WHAT TO PRODUCE: Extract the lines up to and including the one that contains "makc_sig_y = [0.759, 0.779, 0.674, 0.723]", starting with the first line of the entries below, and omit the pictures.

>> BEGIN

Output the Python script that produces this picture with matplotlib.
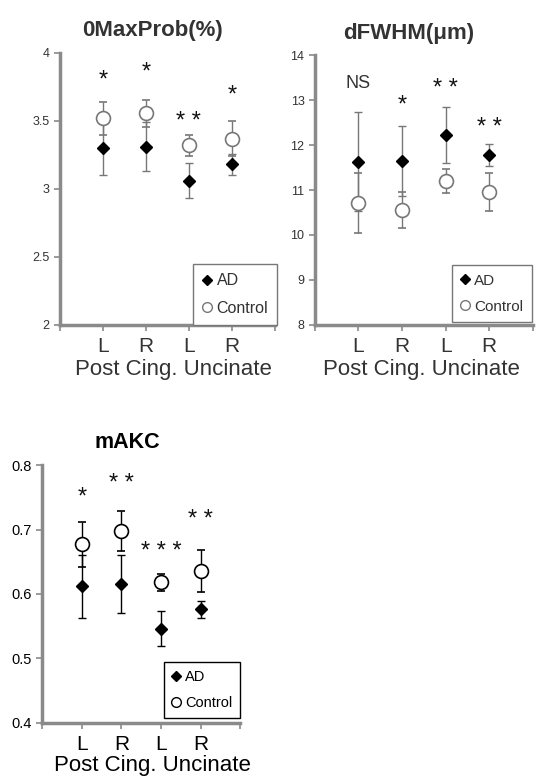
import numpy as np
import matplotlib
matplotlib.use("Agg")
import matplotlib.pyplot as plt
from matplotlib.lines import Line2D

plt.rcParams['font.family'] = ['Liberation Sans', 'DejaVu Sans']

# categories
x_pos = [1, 2, 3, 4]
x_labels = ['L', 'R', 'L', 'R']
group_label = 'Post Cing. Uncinate'

# 0MaxProb(%)
maxprob_ad = [3.30, 3.31, 3.06, 3.18]
maxprob_ad_err = [0.20, 0.18, 0.13, 0.075]
maxprob_ctrl = [3.52, 3.555, 3.32, 3.37]
maxprob_ctrl_err = [0.12, 0.10, 0.08, 0.13]
maxprob_sig = ['*', '*', '* *', '*']
maxprob_sig_y = [3.84, 3.90, 3.53, 3.73]

# dFWHM(um)
fwhm_ad = [11.635, 11.64, 12.23, 11.78]
fwhm_ad_err = [1.1, 0.78, 0.63, 0.24]
fwhm_ctrl = [10.71, 10.55, 11.20, 10.95]
fwhm_ctrl_err = [0.66, 0.40, 0.26, 0.42]
fwhm_sig = ['NS', '*', '* *', '* *']
fwhm_sig_y = [13.38, 13.0, 13.38, 12.5]

# mAKC
makc_ad = [0.612, 0.615, 0.546, 0.576]
makc_ad_err = [0.049, 0.045, 0.027, 0.013]
makc_ctrl = [0.677, 0.697, 0.618, 0.636]
makc_ctrl_err = [0.035, 0.031, 0.013, 0.033]
makc_sig = ['*', '* *', '* * *', '* *']
makc_sig_y = [0.759, 0.779, 0.674, 0.723]


def panel(ax, title, ad, ad_err, ctrl, ctrl_err, sig, sig_y, ylim, yticks, ytick_labels,
          line_col, text_col, tick_fs, leg_anchor, leg_fs, group_x):
    ax.errorbar(x_pos, ad, yerr=ad_err, fmt='D', color='black', ms=6.5,
                ecolor=line_col, elinewidth=1.0, capsize=3, capthick=1.0, zorder=3)
    ax.errorbar(x_pos, ctrl, yerr=ctrl_err, fmt='o', mfc='white', mec=line_col, ms=10,
                mew=1.2, ecolor=line_col, elinewidth=1.0, capsize=3, capthick=1.0, zorder=4)
    for x, s, y in zip(x_pos, sig, sig_y):
        if s == 'NS':
            ax.text(x, y, s, ha='center', va='center', fontsize=13, color=text_col)
        else:
            ax.annotate(s, (x, y), xytext=(0, -4), textcoords='offset points',
                        ha='center', va='center', fontsize=17, color='#111111')
    ax.set_xlim(0, 5)
    ax.set_ylim(*ylim)
    ax.set_yticks(yticks)
    ax.set_yticklabels(ytick_labels, fontsize=tick_fs, color=text_col)
    ax.set_xticks([0, 1, 2, 3, 4, 5])
    ax.set_xticklabels([''] + x_labels + [''], fontsize=15, color=text_col)
    ax.text(group_x, -0.165, group_label, transform=ax.get_xaxis_transform(),
            ha='center', va='center', fontsize=16, color=text_col)
    ax.set_title(title, fontsize=15.5 if title == 'mAKC' else 16, fontweight='bold',
                 color=text_col, pad=12, x=0.43)
    for sp in ['top', 'right']:
        ax.spines[sp].set_visible(False)
    for sp in ['left', 'bottom']:
        ax.spines[sp].set_color('#8a8a8a')
        ax.spines[sp].set_linewidth(2.5)
    ax.tick_params(axis='both', color='#8a8a8a', width=1.2, length=4)
    ax.tick_params(axis='x', pad=5)
    handles = [Line2D([], [], ls='none', marker='D', color='black', ms=5),
               Line2D([], [], ls='none', marker='o', mfc='white', mec=line_col, ms=7, mew=1.0)]
    leg = ax.legend(handles, ['AD', 'Control'], loc='lower right', bbox_to_anchor=leg_anchor,
                    fontsize=leg_fs, handlelength=0.6, handletextpad=0.3,
                    borderpad=0.55, borderaxespad=0.0, labelspacing=0.8,
                    fancybox=False, framealpha=1)
    leg.get_frame().set_edgecolor(line_col)
    for t in leg.get_texts():
        t.set_color(text_col)


fig = plt.figure(figsize=(5.41, 7.79), dpi=100)

ax1 = fig.add_axes([0.111, 0.583, 0.397, 0.349])
panel(ax1, '0MaxProb(%)', maxprob_ad, maxprob_ad_err, maxprob_ctrl, maxprob_ctrl_err,
      maxprob_sig, maxprob_sig_y, (2, 4), [2, 2.5, 3, 3.5, 4], ['2', '2.5', '3', '3.5', '4'],
      '#777777', '#333333', 9, (1.01, 0.0), 11.5, 2.65)

ax2 = fig.add_axes([0.582, 0.583, 0.403, 0.346])
panel(ax2, 'dFWHM(\u03bcm)', fwhm_ad, fwhm_ad_err, fwhm_ctrl, fwhm_ctrl_err,
      fwhm_sig, fwhm_sig_y, (8, 14), [8, 9, 10, 11, 12, 13, 14],
      ['8', '9', '10', '11', '12', '13', '14'],
      '#777777', '#333333', 9, (0.995, 0.01), 11, 2.45)

ax3 = fig.add_axes([0.078, 0.072, 0.366, 0.331])
panel(ax3, 'mAKC', makc_ad, makc_ad_err, makc_ctrl, makc_ctrl_err,
      makc_sig, makc_sig_y, (0.4, 0.8), [0.4, 0.5, 0.6, 0.7, 0.8],
      ['0.4', '0.5', '0.6', '0.7', '0.8'],
      'black', 'black', 10.5, (1.0, 0.02), 10.5, 2.78)

fig.savefig('out.png', dpi=100)
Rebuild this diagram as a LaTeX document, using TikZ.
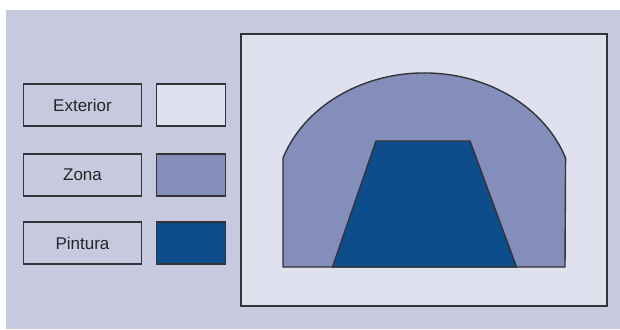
\documentclass[tikz,border=0pt]{standalone}
\usepackage{fontspec}
\setmainfont{Liberation Sans}
\definecolor{panel}{HTML}{C7C9DF}
\definecolor{exterior}{HTML}{E0E1EE}
\definecolor{zona}{HTML}{838EBB}
\definecolor{pintura}{HTML}{0E4D8C}
\definecolor{edge}{HTML}{333338}
\begin{document}
\begin{tikzpicture}[x=1pt,y=-1pt,
  outline/.style={draw=edge,line width=1.4pt},
  labelbox/.style={outline,minimum width=118pt,minimum height=42pt,inner sep=0pt,font=\fontsize{17}{20}\selectfont,text=black!85},
  swatch/.style={outline,minimum width=68.5pt,minimum height=42pt,inner sep=0pt}]
\useasboundingbox (0,0) rectangle (620,329);
\fill[white] (0,0) rectangle (620,329);
\fill[panel] (6,10) rectangle (620,329);
% legend
\node[labelbox] (lext) at (82.5,105) {Exterior};
\node[labelbox] (lzon) at (82.5,175) {Zona};
\node[labelbox] (lpin) at (82.5,243) {Pintura};
\node[swatch,fill=exterior] (sext) at (191,105) {};
\node[swatch,fill=zona] (szon) at (191,175) {};
\node[swatch,fill=pintura] (spin) at (191,243) {};
% picture
\draw[outline,fill=exterior] (241,34) rectangle (607,306);
\draw[outline,fill=zona] (283,267) -- (283,158)
  arc[start angle=160.7,end angle=19.3,x radius=149.7,y radius=-127] -- (565,267) -- cycle;
\draw[outline,fill=pintura] (332.5,267) -- (376,141) -- (470,141) -- (516.5,267) -- cycle;
\end{tikzpicture}
\end{document}
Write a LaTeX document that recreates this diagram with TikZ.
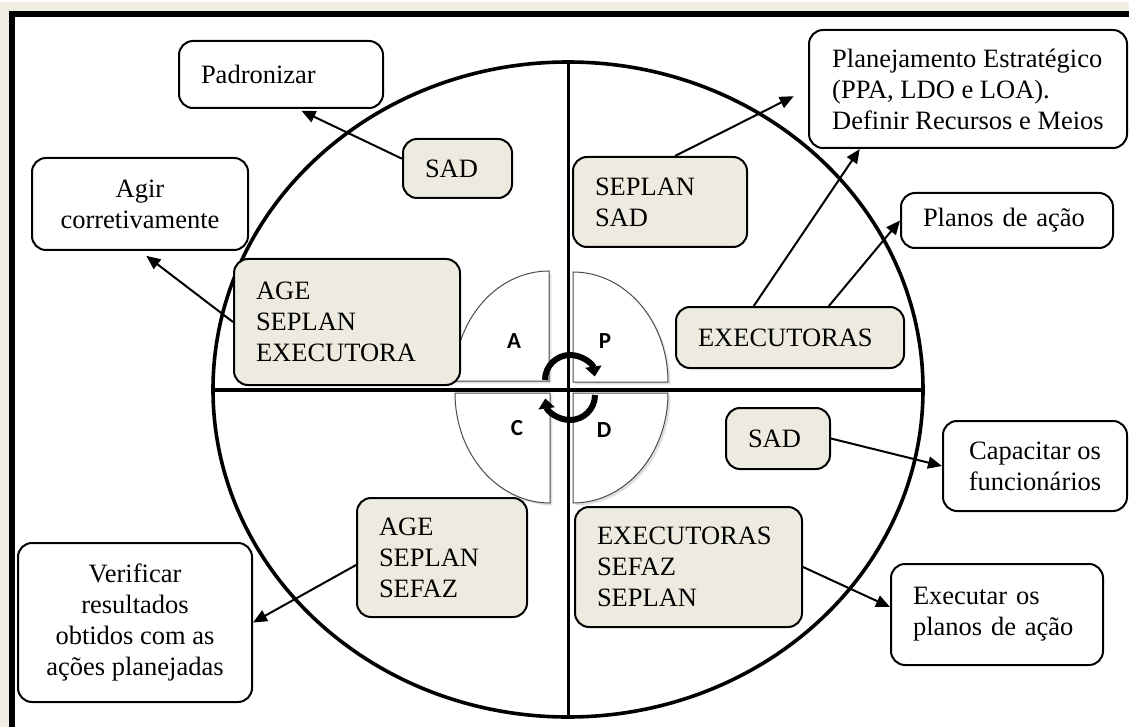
\documentclass[tikz,border=0pt]{standalone}
\usepackage{fontspec}
\setmainfont{Liberation Serif}
\newfontfamily\pdcafont{Carlito}
\usetikzlibrary{arrows.meta,shadows}

\definecolor{actorfill}{HTML}{EDEBE0}
\definecolor{haze}{HTML}{F1EEE4}
\newcommand{\boxfont}{\fontsize{13.25}{15.5}\selectfont}

\tikzset{
  actor/.style={draw, line width=1pt, fill=actorfill, rounded corners=7pt, align=left, inner xsep=11pt, font=\boxfont},
  goal/.style={draw, line width=1pt, fill=white, rounded corners=7pt, inner xsep=11pt, font=\boxfont},
  flow/.style={-{Triangle[length=7pt,width=6pt]}, line width=1pt},
  quad/.style={draw=black!70, line width=0.5pt, fill=white, drop shadow={opacity=0.25, shadow xshift=1.2pt, shadow yshift=-1.2pt}},
  cyclearrow/.style={-{Triangle[length=5pt,width=8pt]}, line width=3pt},
  pdca/.style={font=\pdcafont\bfseries\fontsize{11.5}{12}\selectfont},
}

\begin{document}
\begin{tikzpicture}[x=0.5pt, y=-0.5pt]
    \useasboundingbox (0,0) rectangle (1129,727);
    \fill[white] (-20,-20) rectangle (1160,760);

    % frame
    \draw[haze, line width=5pt] (5,740) -- (5,7) -- (1140,7);
    \draw[line width=3pt] (12,740) -- (12,14) -- (1140,14);

    % ring and cross
    \draw[line width=1.8pt] (568,389.5) ellipse[x radius=177.5pt, y radius=163.75pt];
    \draw[line width=1.5pt] (568,62) -- (568,717);
    \draw[line width=2pt] (213,390) -- (923,390);

    % PDCA quadrants
    \draw[quad] (549,381) -- (549,271) arc[start angle=90, end angle=180, x radius=47.5pt, y radius=55pt] -- cycle;
    \draw[quad] (573,382) -- (573,272) arc[start angle=90, end angle=0, x radius=47.5pt, y radius=55pt] -- cycle;
    \draw[quad] (550,393) -- (455,393) arc[start angle=180, end angle=270, x radius=47.5pt, y radius=55pt] -- cycle;
    \draw[quad] (573,393) -- (573,503) arc[start angle=270, end angle=360, x radius=47.5pt, y radius=55pt] -- cycle;

    \node[pdca] (lblA) at (514,341) {A};
    \node[pdca] (lblP) at (605,341) {P};
    \node[pdca] (lblC) at (517,428) {C};
    \node[pdca] (lblD) at (604,430) {D};

    % actors
    \node[actor, text width=32.5pt, minimum height=29.5pt] (sadA) at (457.5,168.5) {SAD};
    \node[actor, text width=65pt, minimum height=45pt] (seplanP) at (660,202) {SEPLAN\\SAD};
    \node[actor, text width=92pt, minimum height=30.5pt] (execP) at (790,337.5) {EXECUTORAS};
    \node[actor, text width=91pt, minimum height=63pt] (ageA) at (347,322) {AGE\\SEPLAN\\EXECUTORA};
    \node[actor, text width=30pt, minimum height=30.5pt] (sadD) at (778,438.5) {SAD};
    \node[actor, text width=91.5pt, minimum height=60pt] (execD) at (688.5,567) {EXECUTORAS\\SEFAZ\\SEPLAN};
    \node[actor, text width=63pt, minimum height=59.5pt] (ageC) at (442,557.5) {AGE\\SEPLAN\\SEFAZ};

    % goals
    \node[goal, align=left, text width=80pt, minimum height=33.5pt] (padr) at (281,74.5) {Padronizar};
    \node[goal, align=center, minimum width=108pt, minimum height=46pt] (agir) at (140,204) {Agir\\corretivamente};
    \node[goal, align=left, minimum width=159pt, minimum height=59pt] (plan) at (968,89) {Planejamento Estratégico\\(PPA, LDO e LOA).\\Definir Recursos e Meios};
    \node[goal, align=left, text width=84pt, minimum height=27.5pt] (planos) at (1007,220.5) {Planos de ação};
    \node[goal, align=center, minimum width=92pt, minimum height=45pt] (capac) at (1035,466) {Capacitar os\\funcionários};
    \node[goal, align=left, text width=84pt, minimum height=50.5pt] (execu) at (997,614.5) {Executar os\\planos de ação};
    \node[goal, align=center, minimum width=117pt, minimum height=79.5pt] (verif) at (135,622.5) {Verificar\\resultados\\obtidos com as\\ações planejadas};

    % connectors
    \draw[flow, shorten >=2pt] (sadA.170) -- (padr.-64);
    \draw[flow, shorten >=4pt] (ageA.west) -- (agir.south);
    \draw[flow, shorten >=8pt] (seplanP.72) -- (plan.west);
    \draw[flow] (execP.139) -- (plan.-151);
    \draw[flow] (execP.39) -- (planos.west);
    \draw[flow] (sadD.east) -- (capac.west);
    \draw[flow] (execD.east) -- (execu.176);
    \draw[flow] (ageC.185) -- (verif.east);

    % cycle arrows
    \draw[cyclearrow] (545,380) arc[start angle=180, end angle=8, radius=12.5pt];
    \draw[cyclearrow] (595,395) arc[start angle=0, end angle=-172, radius=12.5pt];

\end{tikzpicture}
\end{document}
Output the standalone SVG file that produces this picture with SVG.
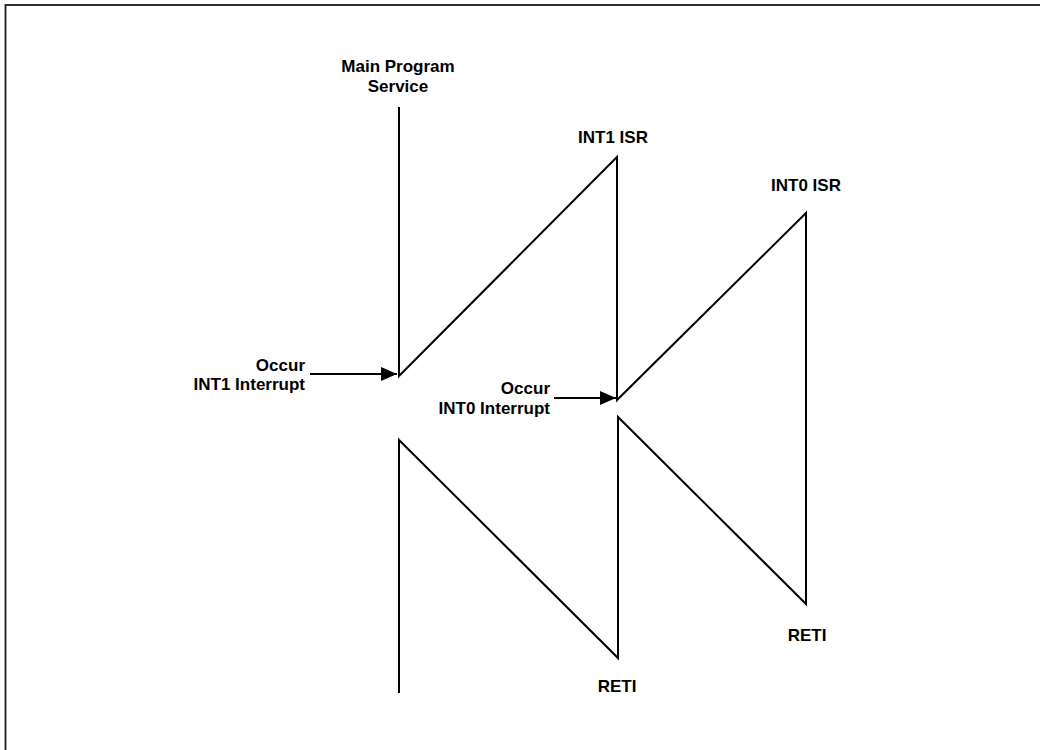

>> END

RIGHT ANSWER:
Output the Python script that produces this picture with matplotlib.
import numpy as np
import matplotlib
matplotlib.use("Agg")
import matplotlib.pyplot as plt
from matplotlib.lines import Line2D

plt.rcParams['font.family'] = ['Liberation Sans', 'DejaVu Sans']

# categories
x_pos = [1, 2, 3, 4]
x_labels = ['L', 'R', 'L', 'R']
group_label = 'Post Cing. Uncinate'

# 0MaxProb(%)
maxprob_ad = [3.30, 3.31, 3.06, 3.18]
maxprob_ad_err = [0.20, 0.18, 0.13, 0.075]
maxprob_ctrl = [3.52, 3.555, 3.32, 3.37]
maxprob_ctrl_err = [0.12, 0.10, 0.08, 0.13]
maxprob_sig = ['*', '*', '* *', '*']
maxprob_sig_y = [3.84, 3.90, 3.53, 3.73]

# dFWHM(um)
fwhm_ad = [11.635, 11.64, 12.23, 11.78]
fwhm_ad_err = [1.1, 0.78, 0.63, 0.24]
fwhm_ctrl = [10.71, 10.55, 11.20, 10.95]
fwhm_ctrl_err = [0.66, 0.40, 0.26, 0.42]
fwhm_sig = ['NS', '*', '* *', '* *']
fwhm_sig_y = [13.38, 13.0, 13.38, 12.5]

# mAKC
makc_ad = [0.612, 0.615, 0.546, 0.576]
makc_ad_err = [0.049, 0.045, 0.027, 0.013]
makc_ctrl = [0.677, 0.697, 0.618, 0.636]
makc_ctrl_err = [0.035, 0.031, 0.013, 0.033]
makc_sig = ['*', '* *', '* * *', '* *']
makc_sig_y = [0.759, 0.779, 0.674, 0.723]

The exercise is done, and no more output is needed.